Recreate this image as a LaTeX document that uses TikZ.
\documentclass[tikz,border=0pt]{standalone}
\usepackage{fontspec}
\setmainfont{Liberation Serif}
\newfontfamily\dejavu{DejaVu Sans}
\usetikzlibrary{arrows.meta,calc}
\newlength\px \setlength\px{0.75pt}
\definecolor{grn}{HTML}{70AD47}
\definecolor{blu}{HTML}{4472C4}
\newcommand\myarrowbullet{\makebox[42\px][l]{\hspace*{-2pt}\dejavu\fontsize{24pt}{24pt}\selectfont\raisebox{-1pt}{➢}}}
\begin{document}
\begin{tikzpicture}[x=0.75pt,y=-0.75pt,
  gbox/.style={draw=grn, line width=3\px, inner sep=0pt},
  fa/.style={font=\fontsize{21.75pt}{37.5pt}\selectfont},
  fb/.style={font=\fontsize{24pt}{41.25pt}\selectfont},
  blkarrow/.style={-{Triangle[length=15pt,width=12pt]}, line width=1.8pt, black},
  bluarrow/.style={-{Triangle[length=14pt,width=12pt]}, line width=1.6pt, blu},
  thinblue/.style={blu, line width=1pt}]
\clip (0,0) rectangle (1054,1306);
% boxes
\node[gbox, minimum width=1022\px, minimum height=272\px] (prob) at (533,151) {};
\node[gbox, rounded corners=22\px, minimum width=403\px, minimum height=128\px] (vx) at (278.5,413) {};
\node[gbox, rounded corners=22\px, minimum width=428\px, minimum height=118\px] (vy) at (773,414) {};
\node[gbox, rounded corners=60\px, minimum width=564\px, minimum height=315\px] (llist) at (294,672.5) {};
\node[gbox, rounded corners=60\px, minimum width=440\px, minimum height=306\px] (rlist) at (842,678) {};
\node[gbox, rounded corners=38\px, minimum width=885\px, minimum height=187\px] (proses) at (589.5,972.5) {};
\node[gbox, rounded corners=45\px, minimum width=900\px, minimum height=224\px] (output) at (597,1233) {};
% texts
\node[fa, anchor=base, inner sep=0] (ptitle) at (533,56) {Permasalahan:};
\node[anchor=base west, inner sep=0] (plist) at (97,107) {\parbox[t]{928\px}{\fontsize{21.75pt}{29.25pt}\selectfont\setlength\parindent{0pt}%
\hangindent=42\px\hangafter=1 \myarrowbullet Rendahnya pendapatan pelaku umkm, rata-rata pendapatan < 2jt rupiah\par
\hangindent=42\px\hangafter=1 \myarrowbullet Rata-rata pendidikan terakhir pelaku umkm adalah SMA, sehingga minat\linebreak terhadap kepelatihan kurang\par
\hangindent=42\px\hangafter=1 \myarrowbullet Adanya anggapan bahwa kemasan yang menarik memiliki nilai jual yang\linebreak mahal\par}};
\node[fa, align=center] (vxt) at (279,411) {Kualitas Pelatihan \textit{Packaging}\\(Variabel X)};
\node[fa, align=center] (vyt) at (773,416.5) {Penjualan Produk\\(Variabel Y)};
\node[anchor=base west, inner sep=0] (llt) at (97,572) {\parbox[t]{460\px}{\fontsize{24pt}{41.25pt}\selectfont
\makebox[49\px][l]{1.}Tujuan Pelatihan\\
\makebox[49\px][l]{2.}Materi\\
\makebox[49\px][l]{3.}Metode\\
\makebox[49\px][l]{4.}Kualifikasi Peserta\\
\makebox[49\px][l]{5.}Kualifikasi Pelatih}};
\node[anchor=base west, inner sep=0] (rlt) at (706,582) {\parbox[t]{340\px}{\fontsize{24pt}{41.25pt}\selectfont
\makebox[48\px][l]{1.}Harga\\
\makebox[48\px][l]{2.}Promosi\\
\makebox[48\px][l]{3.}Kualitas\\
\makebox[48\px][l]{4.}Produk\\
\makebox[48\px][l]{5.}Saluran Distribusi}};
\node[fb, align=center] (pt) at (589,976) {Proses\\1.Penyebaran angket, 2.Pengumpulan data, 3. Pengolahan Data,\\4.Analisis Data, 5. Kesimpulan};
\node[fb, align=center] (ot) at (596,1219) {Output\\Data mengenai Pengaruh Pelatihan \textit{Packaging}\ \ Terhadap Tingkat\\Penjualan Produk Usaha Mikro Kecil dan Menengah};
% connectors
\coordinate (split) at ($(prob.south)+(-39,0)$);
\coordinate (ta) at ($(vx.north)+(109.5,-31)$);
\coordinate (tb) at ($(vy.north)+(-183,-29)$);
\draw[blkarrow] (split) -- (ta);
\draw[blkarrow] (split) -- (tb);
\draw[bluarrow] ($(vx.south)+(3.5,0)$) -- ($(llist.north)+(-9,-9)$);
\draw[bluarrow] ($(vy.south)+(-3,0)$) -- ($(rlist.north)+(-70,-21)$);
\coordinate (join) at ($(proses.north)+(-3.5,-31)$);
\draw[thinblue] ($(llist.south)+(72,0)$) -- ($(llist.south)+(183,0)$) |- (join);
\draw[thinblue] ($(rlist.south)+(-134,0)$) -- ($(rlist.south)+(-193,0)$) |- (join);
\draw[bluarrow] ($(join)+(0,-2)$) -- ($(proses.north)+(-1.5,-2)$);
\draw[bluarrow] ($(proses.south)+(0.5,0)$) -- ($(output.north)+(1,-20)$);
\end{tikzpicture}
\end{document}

### What the task asks
Type out the material again exactly as presented.

### Answer for the task
Recreate this image as a LaTeX document that uses TikZ.
\documentclass[tikz,border=0pt]{standalone}
\usepackage{fontspec}
\setmainfont{Liberation Serif}
\newfontfamily\dejavu{DejaVu Sans}
\usetikzlibrary{arrows.meta,calc}
\newlength\px \setlength\px{0.75pt}
\definecolor{grn}{HTML}{70AD47}
\definecolor{blu}{HTML}{4472C4}
\newcommand\myarrowbullet{\makebox[42\px][l]{\hspace*{-2pt}\dejavu\fontsize{24pt}{24pt}\selectfont\raisebox{-1pt}{➢}}}
\begin{document}
\begin{tikzpicture}[x=0.75pt,y=-0.75pt,
  gbox/.style={draw=grn, line width=3\px, inner sep=0pt},
  fa/.style={font=\fontsize{21.75pt}{37.5pt}\selectfont},
  fb/.style={font=\fontsize{24pt}{41.25pt}\selectfont},
  blkarrow/.style={-{Triangle[length=15pt,width=12pt]}, line width=1.8pt, black},
  bluarrow/.style={-{Triangle[length=14pt,width=12pt]}, line width=1.6pt, blu},
  thinblue/.style={blu, line width=1pt}]
\clip (0,0) rectangle (1054,1306);
% boxes
\node[gbox, minimum width=1022\px, minimum height=272\px] (prob) at (533,151) {};
\node[gbox, rounded corners=22\px, minimum width=403\px, minimum height=128\px] (vx) at (278.5,413) {};
\node[gbox, rounded corners=22\px, minimum width=428\px, minimum height=118\px] (vy) at (773,414) {};
\node[gbox, rounded corners=60\px, minimum width=564\px, minimum height=315\px] (llist) at (294,672.5) {};
\node[gbox, rounded corners=60\px, minimum width=440\px, minimum height=306\px] (rlist) at (842,678) {};
\node[gbox, rounded corners=38\px, minimum width=885\px, minimum height=187\px] (proses) at (589.5,972.5) {};
\node[gbox, rounded corners=45\px, minimum width=900\px, minimum height=224\px] (output) at (597,1233) {};
% texts
\node[fa, anchor=base, inner sep=0] (ptitle) at (533,56) {Permasalahan:};
\node[anchor=base west, inner sep=0] (plist) at (97,107) {\parbox[t]{928\px}{\fontsize{21.75pt}{29.25pt}\selectfont\setlength\parindent{0pt}%
\hangindent=42\px\hangafter=1 \myarrowbullet Rendahnya pendapatan pelaku umkm, rata-rata pendapatan < 2jt rupiah\par
\hangindent=42\px\hangafter=1 \myarrowbullet Rata-rata pendidikan terakhir pelaku umkm adalah SMA, sehingga minat\linebreak terhadap kepelatihan kurang\par
\hangindent=42\px\hangafter=1 \myarrowbullet Adanya anggapan bahwa kemasan yang menarik memiliki nilai jual yang\linebreak mahal\par}};
\node[fa, align=center] (vxt) at (279,411) {Kualitas Pelatihan \textit{Packaging}\\(Variabel X)};
\node[fa, align=center] (vyt) at (773,416.5) {Penjualan Produk\\(Variabel Y)};
\node[anchor=base west, inner sep=0] (llt) at (97,572) {\parbox[t]{460\px}{\fontsize{24pt}{41.25pt}\selectfont
\makebox[49\px][l]{1.}Tujuan Pelatihan\\
\makebox[49\px][l]{2.}Materi\\
\makebox[49\px][l]{3.}Metode\\
\makebox[49\px][l]{4.}Kualifikasi Peserta\\
\makebox[49\px][l]{5.}Kualifikasi Pelatih}};
\node[anchor=base west, inner sep=0] (rlt) at (706,582) {\parbox[t]{340\px}{\fontsize{24pt}{41.25pt}\selectfont
\makebox[48\px][l]{1.}Harga\\
\makebox[48\px][l]{2.}Promosi\\
\makebox[48\px][l]{3.}Kualitas\\
\makebox[48\px][l]{4.}Produk\\
\makebox[48\px][l]{5.}Saluran Distribusi}};
\node[fb, align=center] (pt) at (589,976) {Proses\\1.Penyebaran angket, 2.Pengumpulan data, 3. Pengolahan Data,\\4.Analisis Data, 5. Kesimpulan};
\node[fb, align=center] (ot) at (596,1219) {Output\\Data mengenai Pengaruh Pelatihan \textit{Packaging}\ \ Terhadap Tingkat\\Penjualan Produk Usaha Mikro Kecil dan Menengah};
% connectors
\coordinate (split) at ($(prob.south)+(-39,0)$);
\coordinate (ta) at ($(vx.north)+(109.5,-31)$);
\coordinate (tb) at ($(vy.north)+(-183,-29)$);
\draw[blkarrow] (split) -- (ta);
\draw[blkarrow] (split) -- (tb);
\draw[bluarrow] ($(vx.south)+(3.5,0)$) -- ($(llist.north)+(-9,-9)$);
\draw[bluarrow] ($(vy.south)+(-3,0)$) -- ($(rlist.north)+(-70,-21)$);
\coordinate (join) at ($(proses.north)+(-3.5,-31)$);
\draw[thinblue] ($(llist.south)+(72,0)$) -- ($(llist.south)+(183,0)$) |- (join);
\draw[thinblue] ($(rlist.south)+(-134,0)$) -- ($(rlist.south)+(-193,0)$) |- (join);
\draw[bluarrow] ($(join)+(0,-2)$) -- ($(proses.north)+(-1.5,-2)$);
\draw[bluarrow] ($(proses.south)+(0.5,0)$) -- ($(output.north)+(1,-20)$);
\end{tikzpicture}
\end{document}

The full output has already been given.